To help inform the FCC and our community, CoSN and Market Data Retrieval (MDR) in August and September surveyed school district leaders about their broadband networks, garnering 469 responses.

[Editor’s note: You can read the key findings in our eRate Survival Guide.]

Here’s what the survey tells us.

We need more bandwidth—now

Despite the eRate’s success in promoting nearly universal basic internet access, 99 percent of districts agree they need more bandwidth now or will in the next 36 months.

(Next page: What else do school networks need?)

The State Education Technology Directors Association (SETDA) recommends 100 Mbps of internet access per 1,000 students today and 1 Gbps per 1,000 students by 2020. According to our survey, 43 percent of school districts indicated than none of their schools can meet the current goal of 100 Mbps per 1,000 students. Only one in four districts believe that 100 percent of their schools meet this goal.

It’s more than fast pipes to the door

We need to focus on not only getting “fat” broadband pipes to the door of the district and school—we must focus on how the network connects to the classroom and devices.

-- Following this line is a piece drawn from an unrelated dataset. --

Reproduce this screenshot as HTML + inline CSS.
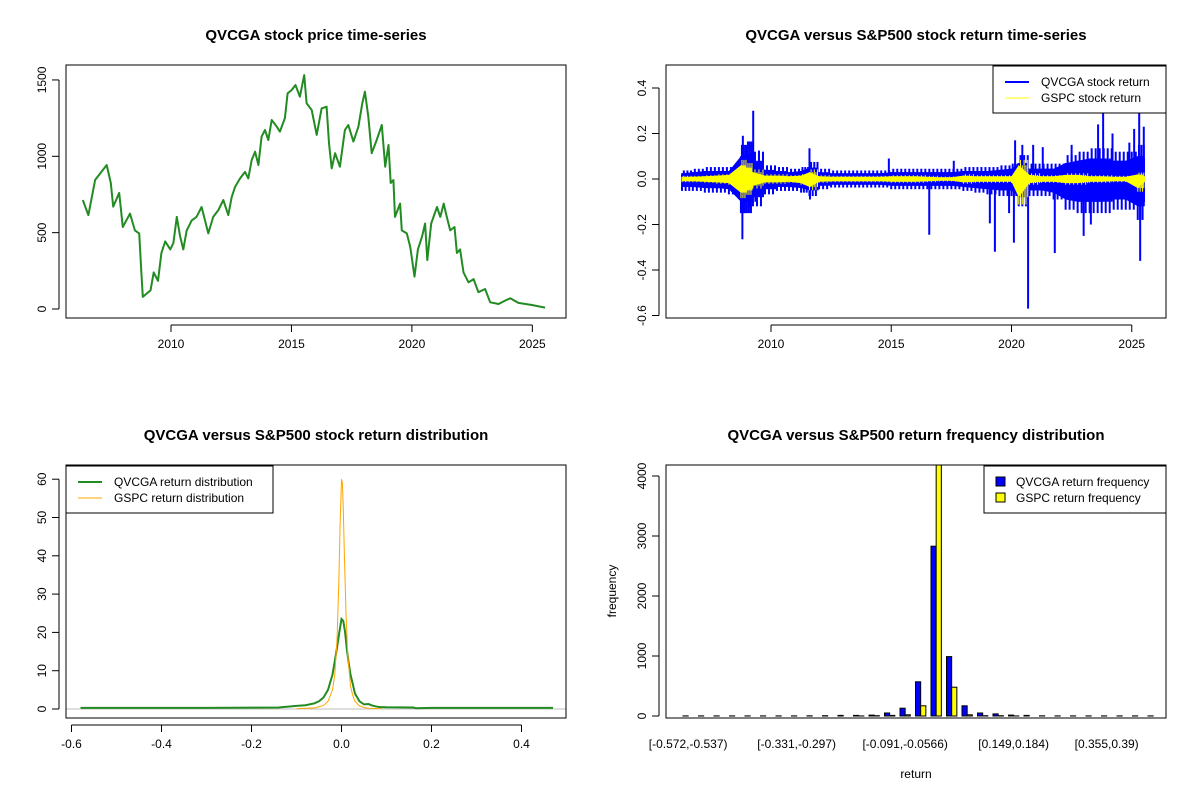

Unfortunately, there are major problems with the average school internal connections and wiring, the local area network (LAN) backbone, and wireless access points. These combined weaknesses mean that school networks currently cannot support a robust digital learning environment:

  • 57 percent of districts do not believe their school’s wireless networks have the capacity to handle a one-to-one deployment today.
  • One-half of the wiring in school buildings uses, in part, older and slower wiring (Cat-5 and Cat-3) that will not carry data at broadband speeds.
  • LANs in 26 percent of districts are using slower copper or 2.3 percent wireless backbones. Neither makes sense for LAN infrastructure.

Location matters

As your realtor says, three things matter: “location, location, location.” Where your school is located has a huge impact on getting to a robust education network with broadband connectivity. In fact, 20 percent of districts identified geography as a barrier to increasing connectivity in their schools, and more than one in 10 indicated that their internet providers were either at capacity or could not expand capacity. This market failure is a key reason that policy makers need to support broadband policies that ensure every classroom and every child has access to digital learning. It is also why eRate funding must be doubled.

Rural schools pay six times more for connections than others do. Likewise, very large school districts (those with more than 50,000 students) spend more than three times more for wide area networks (WANs) than other schools or districts.

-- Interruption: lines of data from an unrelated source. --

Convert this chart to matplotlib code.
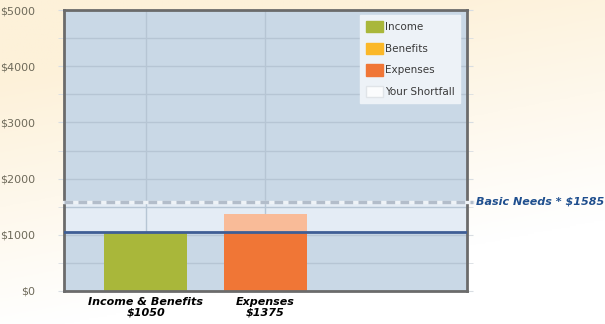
import numpy as np
import matplotlib.pyplot as plt
from matplotlib.patches import Patch
from matplotlib.colors import LinearSegmentedColormap

# data
categories = ['Income & Benefits\n$1050', 'Expenses\n$1375']
income = [1050, 0]
expenses = [0, 1375]
available = 1050
basic_needs = 1585
y_ticks = [0, 1000, 2000, 3000, 4000, 5000]
y_labels = ['$0', '$1000', '$2000', '$3000', '$4000', '$5000']
legend_names = ['Income', 'Benefits', 'Expenses', 'Your Shortfall']
legend_colors = ['#a9b73a', '#fbb829', '#f07636', '#fbfcfd']

fig = plt.figure(figsize=(6.05, 3.24), dpi=100)

# cream-to-white background
bg = fig.add_axes([0, 0, 1, 1], zorder=-10)
yy, xx = np.mgrid[0:1:200j, 0:1:200j]
g = np.clip(1.25 * yy - 0.45 * xx + 0.05, 0, 1)
cmap = LinearSegmentedColormap.from_list('bg', ['#ffffff', '#fdf1d9'])
bg.imshow(g, cmap=cmap, origin='lower', aspect='auto', extent=[0, 1, 0, 1], vmin=0, vmax=1)
bg.axis('off')

ax = fig.add_axes([64 / 605, 1 - 291 / 324, 403 / 605, 281 / 324])
ax.set_facecolor('#c9d8e6')
x = np.arange(len(categories))
w = 0.695

# shortfall band
ax.axhspan(available, basic_needs, color='#e4ecf5', zorder=0.4)

ax.bar(x, [min(v, available) if v else 0 for v in income], w, color='#a9b73a', zorder=2)
ax.bar(x, [min(v, available) if v else 0 for v in expenses], w, color='#f07636', zorder=2)
ax.bar(x, [max(v - available, 0) for v in expenses], w,
       bottom=[available if v else 0 for v in expenses], color='#f9bb98', zorder=2)

ax.axhline(available, color='#3f5e95', lw=2, zorder=3)
ax.plot([0, 1.015], [basic_needs, basic_needs], color='#eef2f6', lw=2.4,
        transform=ax.get_yaxis_transform(), clip_on=False, zorder=3)
ax.plot([0, 1.015], [basic_needs, basic_needs], color='#b3bdca', lw=2.4, dashes=(2.6, 1.6),
        transform=ax.get_yaxis_transform(), clip_on=False, zorder=3)
ax.text(1.022, basic_needs, 'Basic Needs * $%d' % basic_needs, transform=ax.get_yaxis_transform(),
        ha='left', va='center', fontsize=8, fontweight='bold', style='italic', color='#1f4f8e')

ax.set_xlim(-0.686, 2.69)
ax.set_ylim(0, 5000)
ax.set_yticks(y_ticks)
ax.set_yticklabels(y_labels, color='#6e6a5a', fontsize=8)
ax.set_yticks(np.arange(500, 5000, 1000), minor=True)
ax.set_xticks(x)
ax.set_xticklabels(categories, fontsize=8, fontweight='bold', style='italic', linespacing=1.15)
ax.tick_params(axis='y', which='both', length=0, pad=17)
ax.tick_params(axis='x', length=0, pad=4)
ax.tick_params(axis='y', which='both', right=True, length=4, color='#d8dde2', direction='out')
ax.set_axisbelow(True)
ax.grid(True, which='both', color='#b6c5d4', lw=1)

for s in ax.spines.values():
    s.set_color('#6b6b6b')
    s.set_linewidth(2)

handles = [Patch(facecolor=c, edgecolor='#e0e4e8' if i == 3 else c) for i, c in enumerate(legend_colors)]
leg = ax.legend(handles, legend_names, loc='upper right', bbox_to_anchor=(0.983, 0.982),
                fontsize=7.5, frameon=True, fancybox=False, facecolor='#edf2f7', edgecolor='#edf2f7',
                framealpha=1, handlelength=1.6, handleheight=1.3, handletextpad=0.2,
                labelspacing=1.0, borderpad=0.55, borderaxespad=0)
for t in leg.get_texts():
    t.set_color('#3a3a3a')

fig.savefig('out.png', dpi=100)
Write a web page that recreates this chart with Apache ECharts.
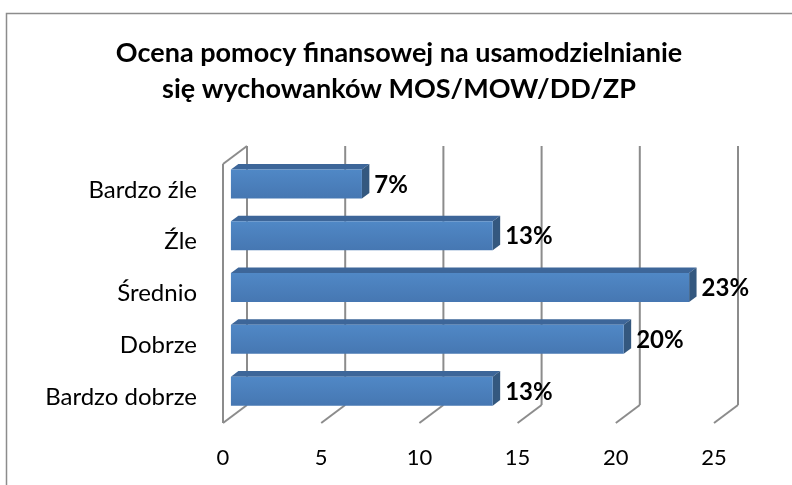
<!DOCTYPE html>
<html>
<head>
<meta charset="utf-8">
<title>Ocena pomocy finansowej</title>
<script src="https://cdn.jsdelivr.net/npm/echarts@6/dist/echarts.min.js"></script>
<style>
    html, body { margin: 0; padding: 0; background: #fff; }
    #chart { width: 792px; height: 485px; }
</style>
</head>
<body>
<div id="chart"></div>
<script>
    // dane
    var categories = ['Bardzo źle', 'Źle', 'Średnio', 'Dobrze', 'Bardzo dobrze'];
    var values = [6.67, 13.33, 23.33, 20, 13.33];
    var xTicks = [0, 5, 10, 15, 20, 25];

    var FONT = 'Lato, "Open Sans", sans-serif';
    var DX = 24, DY = -18;       // przesunięcie tylnej ściany (efekt 3D)
    var D1 = 0.33, D2 = 0.64;    // głębokość słupka

    var chart = echarts.init(document.getElementById('chart'));

    function gridItem(params, api) {
        var cs = params.coordSys;
        var x = api.coord([api.value(0), 0])[0];
        var top = cs.y, bottom = cs.y + cs.height;
        var ls = { stroke: '#8c8c8c', lineWidth: 2 };
        var kids = [
            { type: 'line', shape: { x1: x + DX, y1: top + DY, x2: x + DX, y2: bottom + DY }, style: ls },
            { type: 'line', shape: { x1: x, y1: bottom, x2: x + DX, y2: bottom + DY }, style: ls }
        ];
        if (params.dataIndex === 0) {
            kids.push({ type: 'line', shape: { x1: x, y1: top, x2: x, y2: bottom }, style: ls });
            kids.push({ type: 'line', shape: { x1: x, y1: top, x2: x + DX, y2: top + DY }, style: ls });
        }
        return { type: 'group', children: kids };
    }

    function barItem(params, api) {
        var v = api.value(0);
        var p0 = api.coord([0, api.value(1)]);
        var p1 = api.coord([v, api.value(1)]);
        var band = api.size([0, 1])[1];
        var h = band * 0.56;
        var x0 = p0[0] + DX * D1, x1 = p1[0] + DX * D1;
        var yc = p0[1] + DY * D1;
        var yt = yc - h / 2, yb = yc + h / 2;
        var ox = DX * (D2 - D1), oy = DY * (D2 - D1);
        return {
            type: 'group',
            children: [
                { type: 'polygon', shape: { points: [[x0, yt], [x1, yt], [x1 + ox, yt + oy], [x0 + ox, yt + oy]] },
                  style: { fill: '#3d6699' } },
                { type: 'polygon', shape: { points: [[x1, yt], [x1 + ox, yt + oy], [x1 + ox, yb + oy], [x1, yb]] },
                  style: { fill: '#34587f' } },
                { type: 'rect', shape: { x: x0, y: yt, width: x1 - x0, height: h },
                  style: { fill: new echarts.graphic.LinearGradient(0, 0, 0, 1, [
                      { offset: 0, color: '#5088c6' }, { offset: 1, color: '#4677b2' }]) } },
                { type: 'text', x: x1 + ox + 5, y: yc + 1,
                  style: { text: Math.round(v) + '%', font: 'bold 24px ' + FONT, fill: '#000',
                           textAlign: 'left', textVerticalAlign: 'middle' } }
            ]
        };
    }

    var option = {
        animation: false,
        graphic: [
            { type: 'rect', shape: { x: 6.5, y: 13.5, width: 820, height: 520 },
              style: { fill: 'none', stroke: '#8c8c8c', lineWidth: 1.5 }, silent: true },
            { type: 'text', x: 399, y: 53,
              style: { text: 'Ocena pomocy finansowej na usamodzielnianie', font: 'bold 27px ' + FONT,
                       fill: '#000', textAlign: 'center', textVerticalAlign: 'middle' } },
            { type: 'text', x: 399, y: 89,
              style: { text: 'się wychowanków MOS/MOW/DD/ZP', font: 'bold 27px ' + FONT,
                       fill: '#000', textAlign: 'center', textVerticalAlign: 'middle' } }
        ],
        grid: { left: 223, right: 78, top: 164, bottom: 62 },
        xAxis: {
            type: 'value', min: 0, max: 25, interval: 5,
            axisLine: { show: false }, axisTick: { show: false }, splitLine: { show: false },
            axisLabel: { color: '#000', fontSize: 22, fontFamily: FONT, margin: 24 }
        },
        yAxis: {
            type: 'category', data: categories, inverse: true,
            axisLine: { show: false }, axisTick: { show: false },
            axisLabel: { color: '#000', fontSize: 24, fontFamily: FONT, margin: 26 }
        },
        series: [
            { type: 'custom', renderItem: gridItem, encode: { x: 0, y: 1 }, z: 1,
              data: xTicks.map(function (t) { return [t, 0]; }) },
            { type: 'custom', renderItem: barItem, encode: { x: 0, y: 1 }, z: 2,
              data: values.map(function (v, i) { return [v, i]; }) }
        ]
    };

    chart.setOption(option);
</script>
</body>
</html>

Experts agree that prices fall when you aggregate demand. In other words, larger customers get better deals (think of Costco). Given that more than 70 percent of our approximately 14,000 school districts are small (under 2,500 students), how do we get better prices? Forty percent of districts are already doing consortia purchasing either through their education service agency or state. However, that also means three in five districts are not. Consortia can lower prices for bandwidth, transport, equipment, and other aspects of technology in schools.

Smart budgeting

More than two-thirds of districts agree: The biggest barrier to providing a robust network is related to ongoing, recurring expenses. It’s time to sit down with your chief financial officer and have a heart-to-heart conversation about this reality. With districts moving to new digital resources and enabling BYOD and/or one-to-one initiatives, the fiscal pressure on monthly costs for the network will increase—it must. And, like providing electricity at the school, it is simply a part of the expected infrastructure.

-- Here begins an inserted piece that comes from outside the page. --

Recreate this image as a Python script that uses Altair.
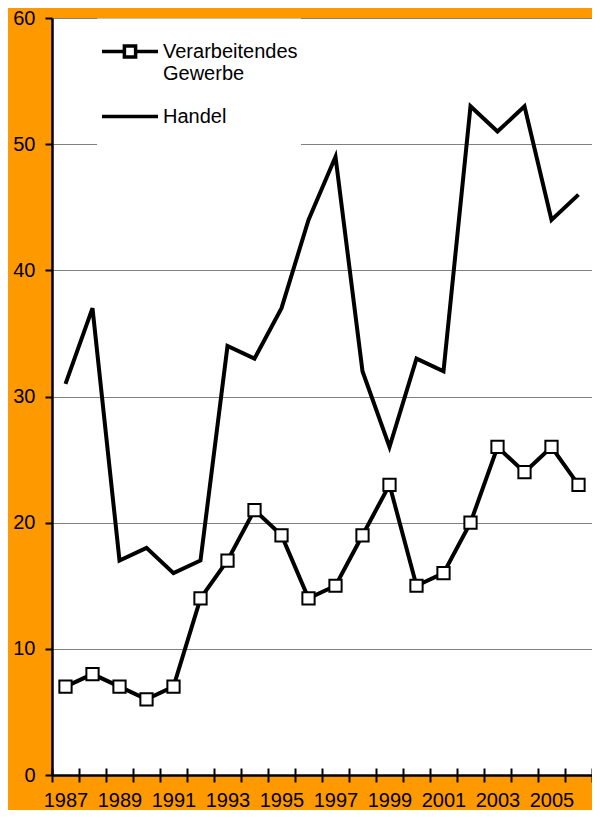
import altair as alt
import pandas as pd

years = list(range(1987, 2007))
verarbeitendes = [7, 8, 7, 6, 7, 14, 17, 21, 19, 14, 15, 19, 23, 15, 16, 20, 26, 24, 26, 23]
handel = [31, 37, 17, 18, 16, 17, 34, 33, 37, 44, 49, 32, 26, 33, 32, 53, 51, 53, 44, 46]
series_names = ["Verarbeitendes Gewerbe", "Handel"]
y_ticks = [0, 10, 20, 30, 40, 50, 60]
x_label_years = [1987, 1989, 1991, 1993, 1995, 1997, 1999, 2001, 2003, 2005]
x_tick_positions = [yr - 0.5 for yr in range(1987, 2008)]

df = pd.DataFrame({
    "Jahr": years + years,
    "Wert": verarbeitendes + handel,
    "Reihe": [series_names[0]] * len(years) + [series_names[1]] * len(years),
})

FONT = "Liberation Sans"
xscale = alt.Scale(domain=[1986.5, 2006.5], nice=False, zero=False)
yscale = alt.Scale(domain=[0, 60], nice=False)

yaxis = alt.Axis(values=y_ticks, grid=True, gridColor="#808080", gridWidth=1,
                 tickSize=7, tickWidth=2, tickColor="black",
                 domainColor="black", domainWidth=2.5,
                 labelFontSize=20, labelFont=FONT, labelColor="black",
                 labelPadding=10, title=None)

x_label_axis = alt.Axis(values=x_label_years, format="d", ticks=False, domain=True,
                        domainColor="black", domainWidth=2.5, grid=False,
                        labelFontSize=20, labelFont=FONT, labelColor="black",
                        labelPadding=15, labelFlush=False, labelOverlap=False,
                        orient="bottom", title=None)

x_tick_axis = alt.Axis(values=x_tick_positions, labels=False, domain=False, grid=False,
                       tickSize=14, tickWidth=2, tickColor="black", offset=-7,
                       orient="bottom", title=None)

base = alt.Chart(df)

lines = base.mark_line(color="black", strokeWidth=4).encode(
    x=alt.X("Jahr:Q", scale=xscale, axis=x_label_axis),
    y=alt.Y("Wert:Q", scale=yscale, axis=yaxis),
    detail="Reihe:N",
)

points = base.transform_filter(
    alt.datum.Reihe == series_names[0]
).mark_point(shape="square", filled=True, fill="white", stroke="black",
             strokeWidth=2, size=150, opacity=1).encode(
    x=alt.X("Jahr:Q", scale=xscale, axis=x_tick_axis),
    y=alt.Y("Wert:Q", scale=yscale, axis=yaxis),
)

pathA = "M-1,0H-0.2M0.2,0H1M-0.2,-0.2H0.2V0.2H-0.2Z"
pathB = "M-1,0H1"

legend_layer = base.transform_filter("false").mark_point(
    filled=False, stroke="black", strokeWidth=3.5, opacity=1
).encode(
    x=alt.X("Jahr:Q", scale=xscale, axis=None),
    y=alt.Y("Wert:Q", scale=yscale, axis=yaxis),
    shape=alt.Shape("Reihe:N", scale=alt.Scale(domain=series_names, range=[pathA, pathB]),
                    legend=alt.Legend(
                        title="\u00a0", titleOrient="bottom", titleFontSize=10,
                        titlePadding=6,
                        orient="none", legendX=45, legendY=0.5,
                        fillColor="white", padding=3,
                        labelFontSize=20, labelFont=FONT, labelColor="black",
                        labelExpr="datum.label == 'Verarbeitendes Gewerbe' ? ['Verarbeitendes', 'Gewerbe'] : datum.label",
                        symbolSize=3136, symbolStrokeWidth=3.5,
                        symbolStrokeColor="black",
                        rowPadding=3, labelOffset=3,
                    )),
)

chart = alt.layer(lines, points, legend_layer).resolve_axis(x="independent").properties(
    width=540, height=757,
    autosize=alt.AutoSizeParams(type="none"),
    padding={"left": 44, "top": 10, "right": 0, "bottom": 35},
    background="#FF9900",
).configure_view(fill="white", stroke=None)

chart.save("out.html", embed_options={"renderer": "svg", "actions": False})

To reach President Obama’s ConnectED goal of equipping 99 percent of classrooms with broadband connectivity in five years, we need to get serious and update our networks. We cannot finance the school network with donations and a bake sale—we need to budget and plan for these costs. We can’t keep holding back our students and teachers with antiquated, slow networks. It’s time to get serious about making the digital conversion and enabling learning for today and tomorrow.